P.S That does not mean discrimination does not take place or that there are no genuine complaints.

2 comments

> Because of atrocities against "lower" castes which wouldn't even be investigated

> I know about "victims" who lie about the accusitions in these cases, the local community knows that its a lie but people are still guilty until proven innocent.

Both of you are offering anecdotes, and I assume the former far outnumbers the latter, but we would find more anecdotes of the latter on HN, because most Indians here are not low-caste.

P.S That does not mean that discrimination does always take place or that there are no false cases.

Unfortunately for you I can back up my "anecdotes" https://asiatimes.com/2018/03/indias-supreme-court-accused-h...

>The court also referred to data released by the Ministry of Social Justice and Empowerment showing that of the 15,638 cases decided by the courts in 2015, 11,024 resulted in acquittals or discharges. Another 495 cases were withdrawn and only 4,119 cases resulted in convictions.

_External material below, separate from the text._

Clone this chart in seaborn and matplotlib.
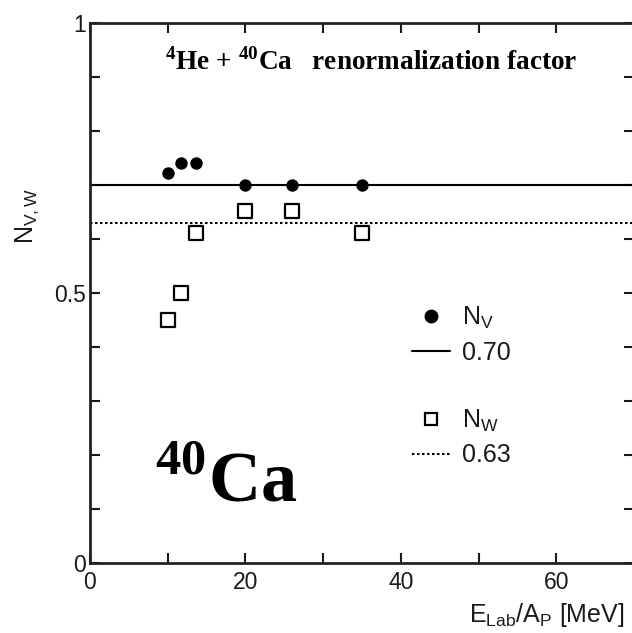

Unfortunately that doesn't have to mean anything. If the courts are biased it is possible they are only convicting if the evidence is so strong they dare not. Or maybe some courts are honestly decided and others are corrupt...

I'm not in India so I have no idea what the truth is. I do know corruption is a problem there and corruption is a hard problem to solve.

There are in fact preumption-of-validity ("prima facie" evidentiary) laws outside of India. In the case I'm considering these don't directly apply to civil or criminal law, though they operate closely adjacent to these.
We have "prima facie evidentiary" laws in India too. The law the parent is talking about has nothing to do with it. FIR is registered irrespective of whether there is a case made out prima facie or not. That is the biggest problem with this law. It turns the notion of "innocent until proven guilty" over its head.
"Civil forfeiture".
But that is for property. Does not extend to a human being. That is the same everywhere. You are confusing the two things. Even in India authorities have legal rights to confiscate property they feel is being used in criminal activity. That is allowed and doesn't require a warrant. But do you, in the United States, have any law where you can be arrested without there being a charge-sheet or an arrest warrant or prima-facie evidence? Even the arrests that cops make in the US are based on prima-facie evidence: not providing information as asked for by law, hiding drugs or on the basis of suspicion. No where does anyone get arrested because someone else just complained about the said person.
So, I've been responding to several, often unclear and inconsistent, though absolute claims, made by several commentators in this thread, for which any counterexample would be sufficient refutation.

I'm also not defending the Indian law, only making clear it is not as fully exceptional as portrayed by some here.

Answering your specific question as to the US and detention without charge or due process: yes, definitely. Guantanamo Bay is an extraterritorial detention centre for supposed terrorists, held without trial and subject to torture, since the prison opened in January 2002. 779 prisoners are acknowledged to have been held at some point, 40 remain. I don't find a statement of longest detention, but that could be as much as 18 years.

https://en.wikipedia.org/wiki/Indefinite_detention#United_St...

https://en.wikipedia.org/wiki/Guantanamo_Bay_detention_camp

Tens of thousands of detainees are held by immigration authorities, with nearly 400,000 having been booked into ICE custody in 2018. Detentions are on the basis of (suspected) immigration status, not criminal disposition.